## BEGIN

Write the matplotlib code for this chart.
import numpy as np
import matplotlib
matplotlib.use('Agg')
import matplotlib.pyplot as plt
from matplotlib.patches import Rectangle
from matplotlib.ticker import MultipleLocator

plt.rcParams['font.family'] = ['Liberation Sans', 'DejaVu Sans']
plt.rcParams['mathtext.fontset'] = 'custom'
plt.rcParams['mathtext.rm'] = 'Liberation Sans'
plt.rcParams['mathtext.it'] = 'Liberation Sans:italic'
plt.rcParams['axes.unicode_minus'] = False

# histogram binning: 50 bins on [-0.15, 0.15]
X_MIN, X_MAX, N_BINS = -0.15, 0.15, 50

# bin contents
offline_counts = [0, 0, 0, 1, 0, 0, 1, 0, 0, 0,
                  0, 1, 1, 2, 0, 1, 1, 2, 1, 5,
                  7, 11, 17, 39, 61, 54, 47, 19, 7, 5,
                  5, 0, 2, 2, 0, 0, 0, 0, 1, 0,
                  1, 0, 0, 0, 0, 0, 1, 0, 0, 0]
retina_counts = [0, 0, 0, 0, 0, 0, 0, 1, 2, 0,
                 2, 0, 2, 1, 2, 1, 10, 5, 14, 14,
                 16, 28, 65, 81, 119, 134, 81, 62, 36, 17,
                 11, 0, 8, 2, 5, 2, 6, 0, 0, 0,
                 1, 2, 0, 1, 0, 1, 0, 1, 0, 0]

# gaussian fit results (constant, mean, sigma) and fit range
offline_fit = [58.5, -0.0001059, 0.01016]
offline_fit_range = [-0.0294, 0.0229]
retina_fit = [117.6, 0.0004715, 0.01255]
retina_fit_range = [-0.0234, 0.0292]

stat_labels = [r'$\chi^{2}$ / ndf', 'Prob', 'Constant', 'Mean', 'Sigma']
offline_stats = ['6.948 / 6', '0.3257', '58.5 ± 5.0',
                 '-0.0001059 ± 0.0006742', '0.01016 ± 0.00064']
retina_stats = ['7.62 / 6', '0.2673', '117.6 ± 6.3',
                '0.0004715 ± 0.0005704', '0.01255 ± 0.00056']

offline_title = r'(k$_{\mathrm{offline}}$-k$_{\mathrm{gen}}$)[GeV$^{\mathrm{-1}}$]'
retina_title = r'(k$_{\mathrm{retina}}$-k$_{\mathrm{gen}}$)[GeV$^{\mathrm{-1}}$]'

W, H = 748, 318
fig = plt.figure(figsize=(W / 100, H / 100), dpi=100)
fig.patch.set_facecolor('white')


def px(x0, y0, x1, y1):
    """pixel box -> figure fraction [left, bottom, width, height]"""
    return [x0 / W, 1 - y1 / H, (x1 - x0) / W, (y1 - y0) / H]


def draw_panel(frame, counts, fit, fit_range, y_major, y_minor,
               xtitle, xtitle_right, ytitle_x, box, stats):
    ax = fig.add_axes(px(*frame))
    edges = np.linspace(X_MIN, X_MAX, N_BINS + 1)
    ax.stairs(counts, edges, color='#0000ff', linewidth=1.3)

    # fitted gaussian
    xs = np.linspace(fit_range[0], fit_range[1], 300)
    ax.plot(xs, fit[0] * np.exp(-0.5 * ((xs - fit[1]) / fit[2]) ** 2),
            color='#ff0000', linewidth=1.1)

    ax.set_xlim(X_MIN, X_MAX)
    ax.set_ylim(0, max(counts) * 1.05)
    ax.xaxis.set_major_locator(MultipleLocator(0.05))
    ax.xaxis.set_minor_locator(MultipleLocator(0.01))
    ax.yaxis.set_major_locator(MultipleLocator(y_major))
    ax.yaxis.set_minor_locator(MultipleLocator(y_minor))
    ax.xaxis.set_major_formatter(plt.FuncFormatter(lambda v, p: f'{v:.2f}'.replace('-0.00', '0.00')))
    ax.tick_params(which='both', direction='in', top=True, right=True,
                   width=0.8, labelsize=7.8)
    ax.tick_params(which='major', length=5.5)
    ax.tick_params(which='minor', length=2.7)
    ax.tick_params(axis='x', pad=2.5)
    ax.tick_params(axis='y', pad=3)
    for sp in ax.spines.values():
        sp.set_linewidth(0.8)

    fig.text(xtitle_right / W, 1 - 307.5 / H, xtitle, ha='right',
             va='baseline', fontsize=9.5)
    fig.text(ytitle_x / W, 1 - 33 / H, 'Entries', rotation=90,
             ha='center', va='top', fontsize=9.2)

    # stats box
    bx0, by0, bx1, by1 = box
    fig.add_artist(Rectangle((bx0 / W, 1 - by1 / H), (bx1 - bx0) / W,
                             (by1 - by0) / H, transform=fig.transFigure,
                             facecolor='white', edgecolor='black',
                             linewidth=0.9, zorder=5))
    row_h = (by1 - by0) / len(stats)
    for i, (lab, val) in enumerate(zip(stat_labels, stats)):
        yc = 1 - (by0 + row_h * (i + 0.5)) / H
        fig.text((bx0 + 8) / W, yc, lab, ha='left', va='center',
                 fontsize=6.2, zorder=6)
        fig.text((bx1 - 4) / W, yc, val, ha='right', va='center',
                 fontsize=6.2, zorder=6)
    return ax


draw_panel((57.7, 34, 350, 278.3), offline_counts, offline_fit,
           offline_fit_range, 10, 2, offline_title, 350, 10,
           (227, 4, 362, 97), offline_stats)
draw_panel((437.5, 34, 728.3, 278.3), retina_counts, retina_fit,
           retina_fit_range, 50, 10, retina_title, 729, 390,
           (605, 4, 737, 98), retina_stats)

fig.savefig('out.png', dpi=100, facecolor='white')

## END
## BEGIN

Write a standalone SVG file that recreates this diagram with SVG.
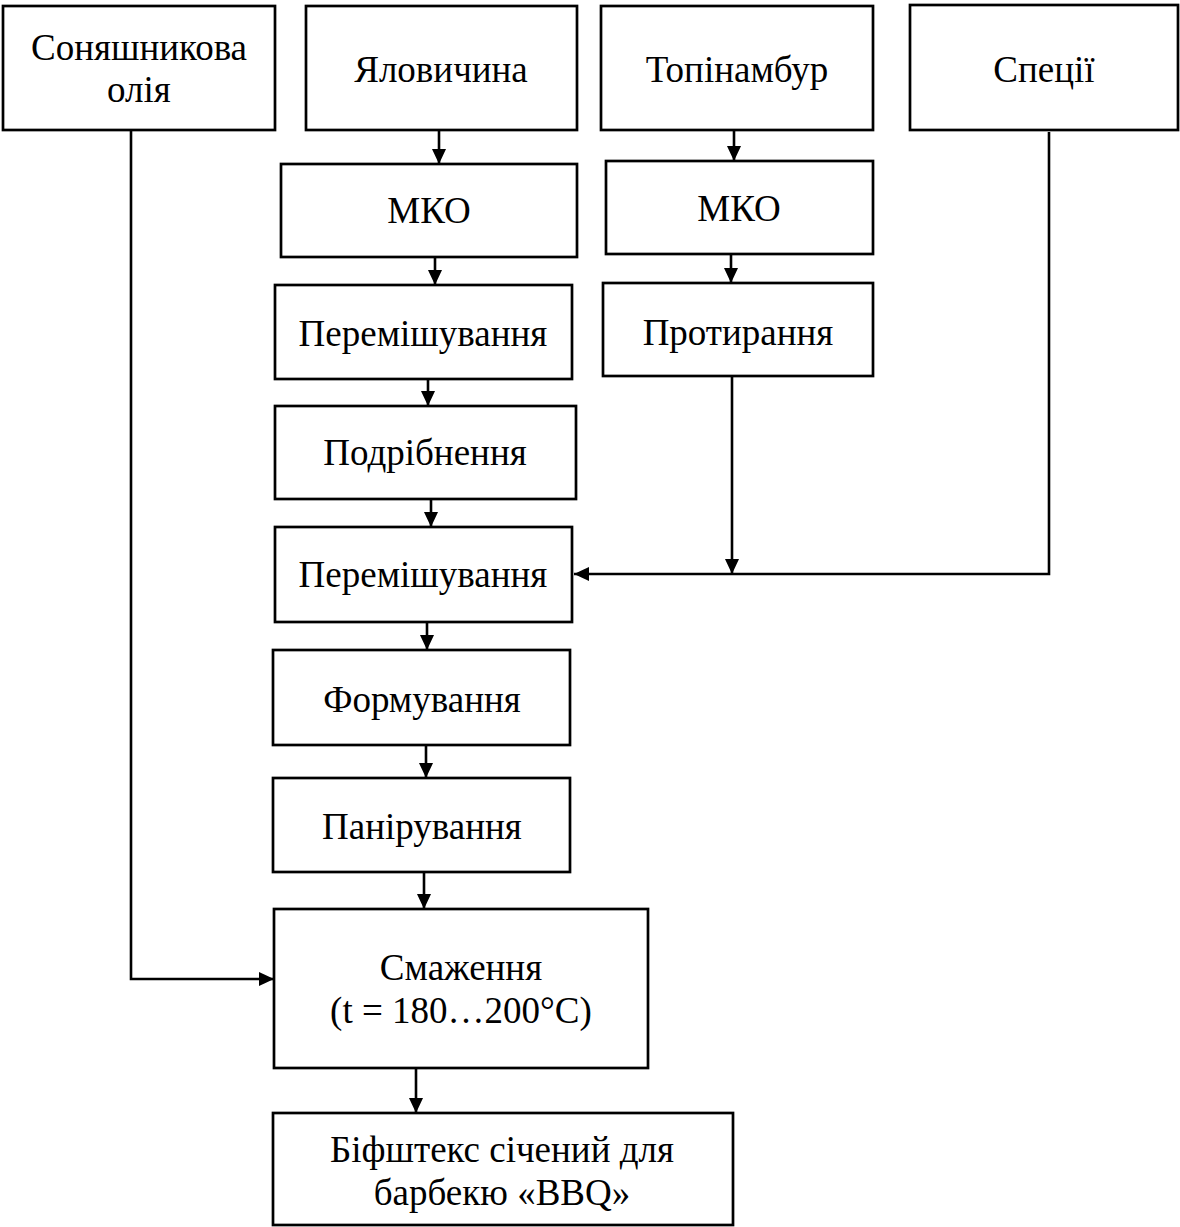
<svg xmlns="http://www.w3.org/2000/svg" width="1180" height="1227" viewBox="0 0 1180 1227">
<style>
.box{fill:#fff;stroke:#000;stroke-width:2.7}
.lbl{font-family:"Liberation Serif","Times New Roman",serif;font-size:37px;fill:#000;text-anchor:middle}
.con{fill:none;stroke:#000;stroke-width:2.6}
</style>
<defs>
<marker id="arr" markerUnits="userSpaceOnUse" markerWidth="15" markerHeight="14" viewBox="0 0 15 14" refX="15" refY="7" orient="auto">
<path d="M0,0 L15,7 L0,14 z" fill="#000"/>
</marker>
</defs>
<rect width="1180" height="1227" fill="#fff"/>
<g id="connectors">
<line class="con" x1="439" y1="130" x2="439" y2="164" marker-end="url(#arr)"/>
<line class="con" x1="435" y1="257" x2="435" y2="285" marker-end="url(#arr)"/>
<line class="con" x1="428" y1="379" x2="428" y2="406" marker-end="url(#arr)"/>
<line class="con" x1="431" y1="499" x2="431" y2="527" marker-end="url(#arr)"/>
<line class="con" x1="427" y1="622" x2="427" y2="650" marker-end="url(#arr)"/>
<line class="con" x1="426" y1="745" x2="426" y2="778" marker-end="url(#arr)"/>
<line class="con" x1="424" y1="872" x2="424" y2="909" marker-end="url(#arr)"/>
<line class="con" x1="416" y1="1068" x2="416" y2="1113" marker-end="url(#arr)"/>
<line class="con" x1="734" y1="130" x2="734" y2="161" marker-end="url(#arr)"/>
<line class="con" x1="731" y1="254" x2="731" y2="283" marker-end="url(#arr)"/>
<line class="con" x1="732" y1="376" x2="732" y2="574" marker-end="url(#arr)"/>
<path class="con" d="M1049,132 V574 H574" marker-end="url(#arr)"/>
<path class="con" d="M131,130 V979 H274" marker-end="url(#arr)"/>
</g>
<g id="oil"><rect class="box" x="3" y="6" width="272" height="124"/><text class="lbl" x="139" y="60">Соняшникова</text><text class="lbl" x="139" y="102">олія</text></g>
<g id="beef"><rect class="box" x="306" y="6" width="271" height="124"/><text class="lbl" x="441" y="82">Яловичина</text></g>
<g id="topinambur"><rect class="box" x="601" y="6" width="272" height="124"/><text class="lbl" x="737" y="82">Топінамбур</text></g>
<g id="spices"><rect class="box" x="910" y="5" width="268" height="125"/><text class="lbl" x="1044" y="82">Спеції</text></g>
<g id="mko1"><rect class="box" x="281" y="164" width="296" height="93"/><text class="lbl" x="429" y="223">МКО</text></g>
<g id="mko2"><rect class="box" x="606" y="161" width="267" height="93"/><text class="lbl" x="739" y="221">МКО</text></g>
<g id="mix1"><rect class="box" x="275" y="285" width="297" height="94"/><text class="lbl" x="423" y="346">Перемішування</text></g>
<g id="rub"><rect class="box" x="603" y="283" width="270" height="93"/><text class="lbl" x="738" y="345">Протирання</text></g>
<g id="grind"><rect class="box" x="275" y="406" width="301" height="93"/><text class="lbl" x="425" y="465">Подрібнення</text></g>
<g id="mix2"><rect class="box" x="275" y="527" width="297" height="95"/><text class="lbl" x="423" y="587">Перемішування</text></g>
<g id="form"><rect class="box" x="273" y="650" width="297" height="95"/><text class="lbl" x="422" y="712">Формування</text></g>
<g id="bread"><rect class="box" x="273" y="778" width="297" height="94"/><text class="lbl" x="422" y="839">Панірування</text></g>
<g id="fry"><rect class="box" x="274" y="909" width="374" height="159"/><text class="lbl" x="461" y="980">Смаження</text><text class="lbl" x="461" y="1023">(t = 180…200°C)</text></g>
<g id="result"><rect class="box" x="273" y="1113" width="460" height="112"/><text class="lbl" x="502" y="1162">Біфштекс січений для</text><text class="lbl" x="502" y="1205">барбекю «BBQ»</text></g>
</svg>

## END

• REQUIREMENT
Return the lines from the line with "Write the matplotlib code for this chart." through the line with "return [x0 /", inclusive, exactly as they stand, and nothing else.

• RESPONSE
Write the matplotlib code for this chart.
import numpy as np
import matplotlib
matplotlib.use('Agg')
import matplotlib.pyplot as plt
from matplotlib.patches import Rectangle
from matplotlib.ticker import MultipleLocator

plt.rcParams['font.family'] = ['Liberation Sans', 'DejaVu Sans']
plt.rcParams['mathtext.fontset'] = 'custom'
plt.rcParams['mathtext.rm'] = 'Liberation Sans'
plt.rcParams['mathtext.it'] = 'Liberation Sans:italic'
plt.rcParams['axes.unicode_minus'] = False

# histogram binning: 50 bins on [-0.15, 0.15]
X_MIN, X_MAX, N_BINS = -0.15, 0.15, 50

# bin contents
offline_counts = [0, 0, 0, 1, 0, 0, 1, 0, 0, 0,
                  0, 1, 1, 2, 0, 1, 1, 2, 1, 5,
                  7, 11, 17, 39, 61, 54, 47, 19, 7, 5,
                  5, 0, 2, 2, 0, 0, 0, 0, 1, 0,
                  1, 0, 0, 0, 0, 0, 1, 0, 0, 0]
retina_counts = [0, 0, 0, 0, 0, 0, 0, 1, 2, 0,
                 2, 0, 2, 1, 2, 1, 10, 5, 14, 14,
                 16, 28, 65, 81, 119, 134, 81, 62, 36, 17,
                 11, 0, 8, 2, 5, 2, 6, 0, 0, 0,
                 1, 2, 0, 1, 0, 1, 0, 1, 0, 0]

# gaussian fit results (constant, mean, sigma) and fit range
offline_fit = [58.5, -0.0001059, 0.01016]
offline_fit_range = [-0.0294, 0.0229]
retina_fit = [117.6, 0.0004715, 0.01255]
retina_fit_range = [-0.0234, 0.0292]

stat_labels = [r'$\chi^{2}$ / ndf', 'Prob', 'Constant', 'Mean', 'Sigma']
offline_stats = ['6.948 / 6', '0.3257', '58.5 ± 5.0',
                 '-0.0001059 ± 0.0006742', '0.01016 ± 0.00064']
retina_stats = ['7.62 / 6', '0.2673', '117.6 ± 6.3',
                '0.0004715 ± 0.0005704', '0.01255 ± 0.00056']

offline_title = r'(k$_{\mathrm{offline}}$-k$_{\mathrm{gen}}$)[GeV$^{\mathrm{-1}}$]'
retina_title = r'(k$_{\mathrm{retina}}$-k$_{\mathrm{gen}}$)[GeV$^{\mathrm{-1}}$]'

W, H = 748, 318
fig = plt.figure(figsize=(W / 100, H / 100), dpi=100)
fig.patch.set_facecolor('white')


def px(x0, y0, x1, y1):
    """pixel box -> figure fraction [left, bottom, width, height]"""
    return [x0 / W, 1 - y1 / H, (x1 - x0) / W, (y1 - y0) / H]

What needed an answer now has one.